We are committed to providing support, counselling and assistance to ACT families who are parties to an adoption, and to ensuring that the flawed adoption practices of our community’s past are not repeated.

Today the government moves to apologise, on behalf of the Assembly and the community, to ACT residents, past and present, who have been affected by practices of forced adoption.

We acknowledge, with deep regret, that past practices of forced removal and adoption have caused great pain and suffering to mothers, fathers, the babies who were adopted and families.

Mothers who experienced forced adoption practices were not properly informed of their rights, nor provided with the support that mothers need. Fathers were excluded from the decision-making process.

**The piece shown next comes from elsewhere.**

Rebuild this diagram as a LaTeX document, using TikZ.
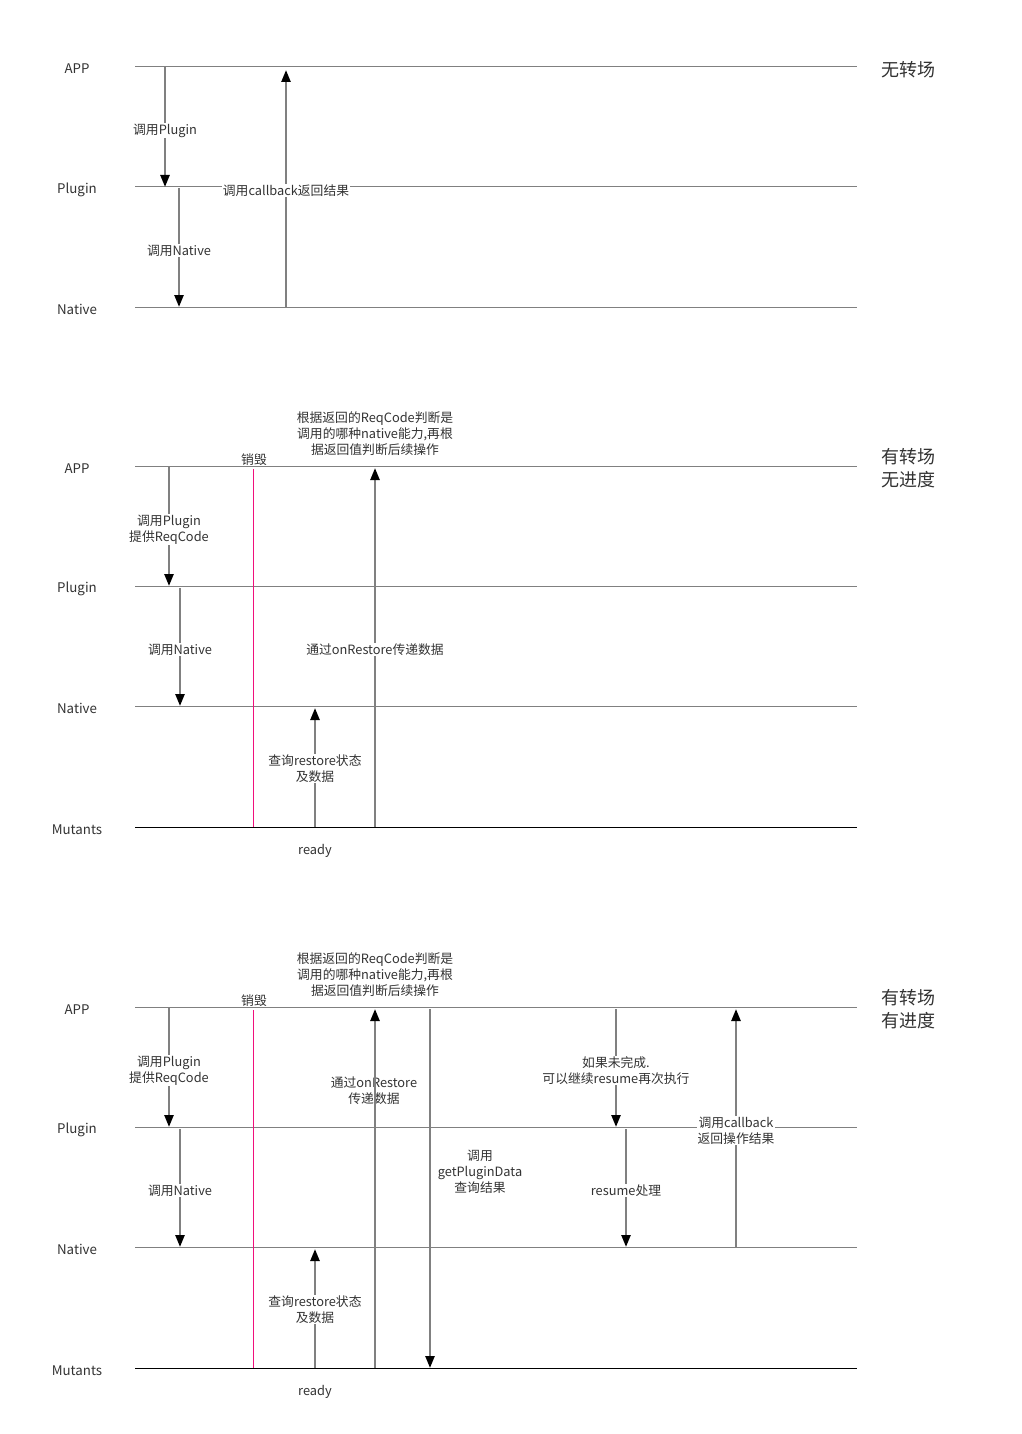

People who were adopted may carry a burden, in the recent knowledge that their adoption process may have been marked by injustice.

To the adopted children, who are now adults, and who were denied the opportunity to know, or grow up with, or be cared for by, their birth parents and families, we offer you our sincere and unreserved apology.

Mr Speaker, in the period from the 1940s to the 1980s, Australian women who bore children out of wedlock were subject to society’s condemnation—to an ostracism that seems impossible to understand for us here today.

These policies affected Indigenous and non-Indigenous Australian women, often young, sometimes barely adults themselves. These women were made to feel unwarranted shame. They were hidden away. They were forced to incriminate the fathers of their unborn babies. And then, when their much-loved babies were finally born, often they were taken away, against the mother’s wishes, and given up for adoption.

All this was done in pursuit of the mantra of the time—that a child born to an unmarried mother would not receive the best possible chance in life.

Today’s apology is about acknowledging the truth of this history of ours, and resolving to learn from the past.

Mr Speaker, the legacy of society’s actions during those decades of enforced adoption has been damaging, and enduring—indeed, for those affected it has been life-long.

Mothers were made to give up their babies for adoption in an atmosphere of silence and shame, to which was then added a deep, though undeserved feeling of guilt.